Professor Samatar was alive to the self-perpetuating trend of powerful politicians who form clan armies, armed extremist groups, and clannish intelligence services to have a better chance at acquiring or consolidating state power in the hands of clansmen. The emergence of religious extremism in Somalia owes a lot to the valorising of tradition-based conceptions of the Somali political conflict. “Somalia will never be a territory for Islamic terrorists. The clan structure trumps devotion to Islam in Somalia,” Professor Samatar told a reporter from PolicyMic. Is it because Somalis of the past were sceptical of absolute justice or were they aware that the traditional Somali Sheikh had no coercive power to bank on and preferred to side with his clansmen?

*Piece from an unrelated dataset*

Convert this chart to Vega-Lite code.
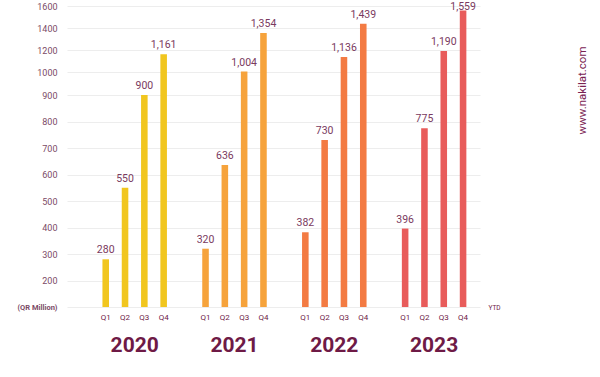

The Somali saying fiqi tolkiis kama janna-tago (a Sheikh will not put paradise over supporting his clansmen) speaks as much to bias in religious judgement as awareness about the limits of the Sheikh’s power in a nomadic context.
Professor Samatar plumbed Somali oral tradition for insights to understand and explain political and social trends in Somalia. A society whose language remained unwritten until 1972 and that relied on oral tradition for far too long has literature that, from time to time, illuminates aspects of the Somali predicament. But acknowledging that the same oral tradition is riddled with conflicting accounts on events by poets or by anonymous story makers and gossip-mongers does not mean that political history in Somalia is simply a matter of either contesting narratives of equal validity or reducing the Somali turmoil to one phenomenon. This insight, I think, is one of Professor Said Sheikh Samatar’s great contributions to Somali historiography.